Mesdames et Messieurs, chères et chers membres, chères et chers invité-e-s,
Lorsque nous nous rassemblons comme ce soir dans un esprit de fête il y a, consciemment ou inconsciemment, le souhait de se souvenir d’une origine. Du moment ou un groupe d’humains a cru suffisamment à une idée, une valeur et un espoir de futur meilleur.
Cela s’est produit autour du droit d’auteur pour la musique en 1923 en Suisse. La Mechanlizenz est dans notre cas cette origine.
Un peu comme les pays d’Europe ont créé des parlements et des systèmes démocratiques, les auteurs et les artistes ont vu leurs droits de plus en plus reconnus au cours du 20ème siècle.
Toutes ces structures juridiques complexes, ces règlements, ces listes et déclarations d’œuvres et, aujourd’hui, ce flux de données ont été réalisées dans quel but ?
Permettre aux artistes, aux musiciens d’être des femmes et des hommes libres.
Sans vouloir donner à l’esprit de cette fête la moindre note exagérément solennelle je trouve important, et je pense que c’est mon rôle, de rappeler ce soir cette évidence. Et elle n’est pas toujours facile à faire comprendre à l’ensemble de la population.

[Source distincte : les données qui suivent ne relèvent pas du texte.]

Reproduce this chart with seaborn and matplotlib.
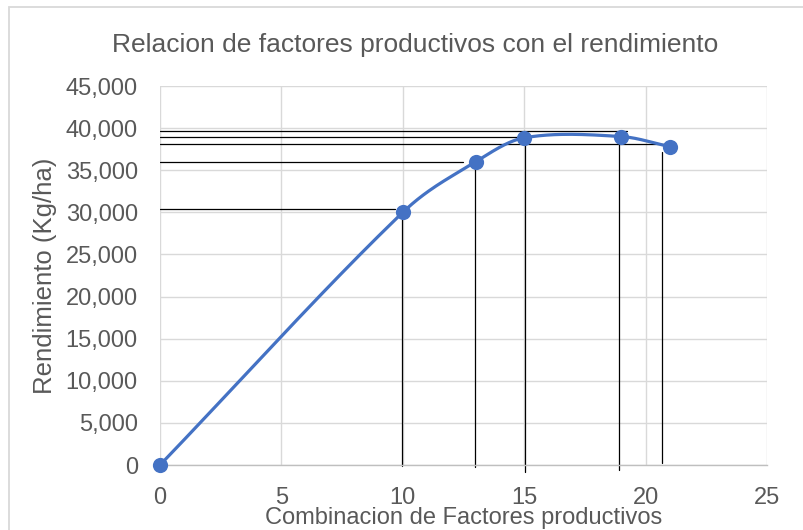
import numpy as np
import pandas as pd
import matplotlib
matplotlib.use('Agg')
import matplotlib.pyplot as plt
import seaborn as sns
from matplotlib.patches import Rectangle
from matplotlib.ticker import FuncFormatter

# Data
factores = [0, 10, 13, 15, 19, 21]
rendimiento = [0, 30000, 36000, 38850, 39000, 37800]

# Hand-drawn guide lines
hguide_y = [30400, 36000, 39600, 38900, 38100]
hguide_xend = [9.66, 12.46, 19.24, 14.97, 20.97]
vguide_x = [9.95, 12.97, 15.05, 18.92, 20.69]
vguide_top = [30000, 35400, 38100, 38200, 37200]
vguide_bottom = [-80, -240, -830, -590, 240]

title = 'Relacion de factores productivos con el rendimiento'
xlabel = 'Combinacion de Factores productivos'
ylabel = 'Rendimiento (Kg/ha)'
xticks = [0, 5, 10, 15, 20, 25]
yticks = list(range(0, 45001, 5000))

blue = '#4472C4'
grey_txt = '#595959'


def smooth_line(xs, ys, n=40):
    # piecewise cubic through the points (smoothed line look)
    x = np.asarray(xs, dtype=float)
    y = np.asarray(ys, dtype=float)
    m = np.empty_like(y)
    m[0] = (y[1] - y[0]) / (x[1] - x[0])
    m[-1] = (y[-1] - y[-2]) / (x[-1] - x[-2])
    m[1:-1] = (y[2:] - y[:-2]) / (x[2:] - x[:-2])
    px, py = [], []
    for i in range(len(x) - 1):
        h = x[i + 1] - x[i]
        t = np.linspace(0, 1, n)
        h00 = 2 * t**3 - 3 * t**2 + 1
        h10 = t**3 - 2 * t**2 + t
        h01 = -2 * t**3 + 3 * t**2
        h11 = t**3 - t**2
        yy = h00 * y[i] + h10 * h * m[i] + h01 * y[i + 1] + h11 * h * m[i + 1]
        xx = x[i] + t * h
        if i > 0:
            xx, yy = xx[1:], yy[1:]
        px.append(xx)
        py.append(yy)
    return pd.DataFrame({'x': np.concatenate(px), 'y': np.concatenate(py)})


sns.set_theme(style='whitegrid')
plt.rcParams['font.family'] = ['Liberation Sans', 'DejaVu Sans']

df = pd.DataFrame({'factores': factores, 'rendimiento': rendimiento})
curve = smooth_line(factores, rendimiento)

fig = plt.figure(figsize=(8.04, 5.30), dpi=100)
ax = fig.add_axes([0.199, 0.1226, 0.755, 0.7151])

sns.lineplot(data=curve, x='x', y='y', ax=ax, color=blue, linewidth=2.3, sort=False, zorder=3)
sns.scatterplot(data=df, x='factores', y='rendimiento', ax=ax, color=blue, s=120,
                edgecolor=blue, linewidth=0, zorder=4, clip_on=False)

# guide lines
for yv, xe in zip(hguide_y, hguide_xend):
    ax.plot([0, xe], [yv, yv], color='black', lw=0.9, zorder=2)
for xv, yt, yb in zip(vguide_x, vguide_top, vguide_bottom):
    ax.plot([xv, xv], [yb, yt], color='black', lw=0.9, zorder=2, clip_on=False)

ax.set_xlim(0, 25)
ax.set_ylim(0, 45000)
ax.set_xticks(xticks)
ax.set_yticks(yticks)
ax.yaxis.set_major_formatter(FuncFormatter(lambda v, p: f'{int(v):,}'))
ax.grid(True, color='#D9D9D9', linewidth=1.0)
for s in ['top', 'right', 'left']:
    ax.spines[s].set_visible(False)
ax.spines['bottom'].set_color('#BFBFBF')
ax.spines['bottom'].set_linewidth(1.0)
ax.tick_params(axis='both', length=0, labelsize=17, labelcolor=grey_txt, pad=16)

ax.set_xlabel('')
ax.set_ylabel('')
fig.text(0.5765, 0.011, xlabel, ha='center', va='baseline', fontsize=17, color=grey_txt)
fig.text(0.056, 0.48, ylabel, ha='center', va='center', rotation=90, fontsize=18.5, color=grey_txt)
fig.text(0.516, 0.915, title, ha='center', va='center', fontsize=19, color=grey_txt)

fig.patches.append(Rectangle((9 / 804, -0.1), 2, 1 - 7 / 530 + 0.1, transform=fig.transFigure,
                             fill=False, edgecolor='#D9D9D9', linewidth=1.3))

fig.savefig('out.png', dpi=100, facecolor='white')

Il s’agit en fin de compte de garantir, de nous garantir, la liberté de créer, et ce n’est pas rien.
Il est fascinant de voir comment la musique, art immatériel par excellence, puisqu’elle n’est qu’ondes et intensité, a souvent été la première des arts à vivre les grands changements de paradigmes de la modernité.
Avant la Révolution française, Mozart et Haydn étaient déjà des républicains dans leur œuvres. Avant la télévision, la radio a déjà fait entendre et propager les œuvres musicales lors de la première grande révolution technologique de la reproduction. Puis, dans les années 1990, nous le savons, avant les autres domaines artistiques la musique a dû, seule, s’adapter à la révolution numérique.

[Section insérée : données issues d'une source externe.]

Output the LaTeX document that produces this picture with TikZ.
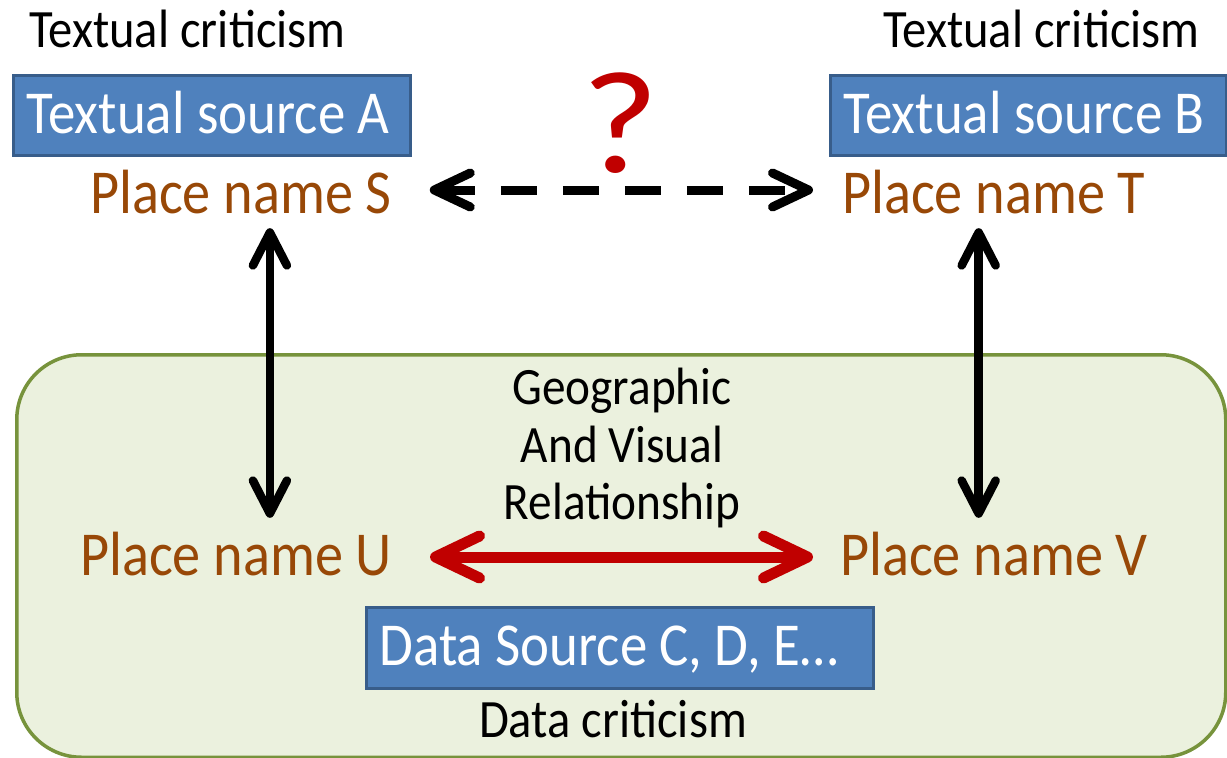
\documentclass[tikz,border=0pt]{standalone}
\usepackage{fontspec}
\setmainfont{Carlito}
\newfontfamily\cfont[FakeStretch=0.9]{Carlito}
\newfontfamily\qfont[FakeStretch=1.15]{Carlito}
\usetikzlibrary{arrows.meta}

\definecolor{srcfill}{HTML}{4F81BD}
\definecolor{srcline}{HTML}{385D8A}
\definecolor{placecol}{HTML}{984807}
\definecolor{alertred}{HTML}{C00000}
\definecolor{regionline}{HTML}{77933C}
\definecolor{regionfill}{HTML}{EBF1DE}

% fixed-width, left-set label inside a source box
\newcommand{\srclabel}[2]{\makebox[#1][l]{#2}}

\tikzset{
  srcbox/.style={draw=srcline, fill=srcfill, line width=3pt, rectangle,
    text=white, inner xsep=13.5pt, inner ysep=1pt,
    minimum height=80pt, text height=42pt, text depth=5.6pt,
    anchor=north west, font=\cfont\fontsize{61}{66}\selectfont},
  place/.style={text=placecol, inner sep=0pt, anchor=base west,
    text height=46pt, text depth=10pt,
    font=\cfont\fontsize{62.5}{68}\selectfont},
  caption/.style={text=black, inner sep=0pt,
    font=\cfont\fontsize{54}{60}\selectfont},
  regionbox/.style={draw=regionline, fill=regionfill, line width=3.5pt,
    rounded corners=65pt, anchor=north west, inner sep=0pt},
  link/.style={line width=8.5pt, black,
    {Straight Barb[round, length=33pt 0, width=34pt 0]}-{Straight Barb[round, length=33pt 0, width=34pt 0]}},
  unknownlink/.style={line width=9pt, black, dash pattern=on 36pt off 26pt,
    {Straight Barb[round, length=36pt 0, width=34pt 0]}-{Straight Barb[round, length=36pt 0, width=34pt 0]}},
  relation/.style={line width=11pt, alertred,
    {Straight Barb[round, length=44pt 0, width=42pt 0]}-{Straight Barb[round, length=44pt 0, width=42pt 0]}},
}

\begin{document}
\begin{tikzpicture}[x=1pt, y=-1pt]
  \path[use as bounding box, fill=white] (0,0) rectangle (1227,758);

  % shaded region for the data side
  \node[regionbox, minimum width=1209pt, minimum height=402.5pt] (region) at (15,353) {};

  % textual sources (top)
  \node[caption, anchor=base west] (tca) at (29,47) {Textual criticism};
  \node[caption, anchor=base west] (tcb) at (883,47) {Textual criticism};
  \node[srcbox] (srcA) at (11.5,73.5) {\srclabel{370pt}{Textual source A}};
  \node[srcbox] (srcB) at (828.5,73.5) {\srclabel{369pt}{Textual source B}};

  % place names
  \node[place] (S) at (90,213) {Place name S};
  \node[place] (T) at (842,213) {Place name T};
  \node[place] (U) at (80,575) {Place name U};
  \node[place] (V) at (840,575) {Place name V};

  % unknown correspondence
  \node[text=alertred, inner sep=0pt, anchor=base,
        font=\qfont\fontsize{146}{160}\selectfont] (q) at (620,172) {?};

  % relationship label
  \node[inner sep=0pt, align=center, anchor=center,
        font=\cfont\fontsize{52.5}{57.5}\selectfont] (rel) at (622,448)
        {Geographic\\And Visual\\Relationship};

  % data sources (bottom)
  \node[srcbox, minimum height=81pt] (srcC) at (364.5,605.5) {\srclabel{480pt}{Data Source C, D, E\ldots}};
  \node[caption, anchor=base] (dc) at (613,737) {Data criticism};

  % connectors
  \draw[unknownlink, shorten <=38pt, shorten >=29pt]
    ([yshift=5pt]S.east) -- ([yshift=5pt]T.west);
  \draw[link, shorten <=5pt, shorten >=11pt]
    ([xshift=29pt]S.south) -- ([xshift=29pt]S.south |- U.north);
  \draw[link, shorten <=5pt, shorten >=11pt]
    ([xshift=-15pt]T.south) -- ([xshift=-15pt]T.south |- V.north);
  \draw[relation, shorten <=38pt, shorten >=27pt] (U.east) -- (V.west);
\end{tikzpicture}
\end{document}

Nous, musiciens, compositeurs, éditeurs, informaticiens, juristes du droit d’auteur y sommes parvenus. Non sans difficultés, mais avec ténacité et succès. Aujourd’hui, au vu de l’accélération des changements, c’est l’intelligence artificielle qui va certainement interroger la créativité musicale et, à nouveau, la musique risque d’être en première loge.

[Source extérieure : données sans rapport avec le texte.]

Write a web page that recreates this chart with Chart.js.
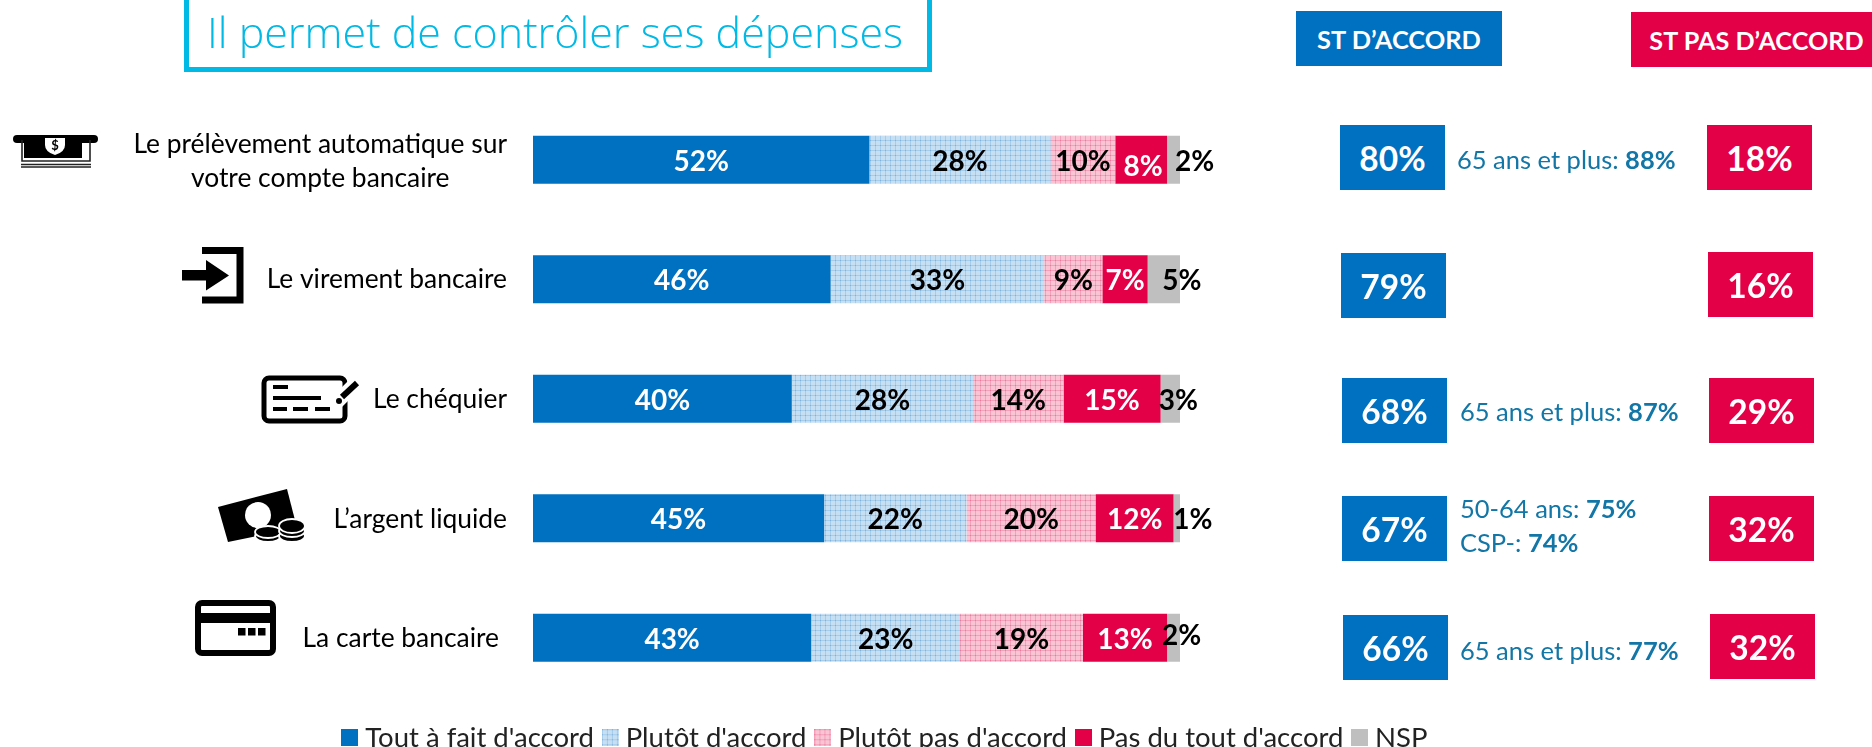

Ainsi une fête comme ce soir, loin d’être un moment où nous devons craindre l’avenir est un moment où nous pouvons nous sentir en toute confiance: nous sommes forts, nous avons des artistes extraordinaires qui sont dans cette salle ce soir, nous avons des invités qui viennent du monde politique, des clients de SUISA et surtout, je le dis avec une conviction immense, nous avons tous les collaborateurs de SUISA et leur direction, Andreas Wegelin, Irène Philipp et Vincent Salvadé, dont je ne peux que dresser les louanges ce soir pour un engagement et un professionnalisme sensationnels.
Cela fonctionne car la cause et juste, noble.
Derrière tout cela, une pensée forte qui précède même 1923 puisqu’elle vient de l’Europe des lumières : « Le créateur propriétaire de son œuvre c’est le créateur libre. Lui ôter la propriété c’est lui ôter l’indépendance ». Certains d’entre vous auront peut-être reconnu que je paraphrase Victor Hugo qui évoquait ainsi l’écrivain en 1878. Mais, dans toutes nos décisions, souvent complexes, revenons tous à ce fondement, ne laissons personne devenir propriétaire de nos œuvres et battons-nous pour que cette liberté essentielle à la créativité brille, et qu’elle soit ce soir joyeuse, diverse, festive, cordiale et … musicale!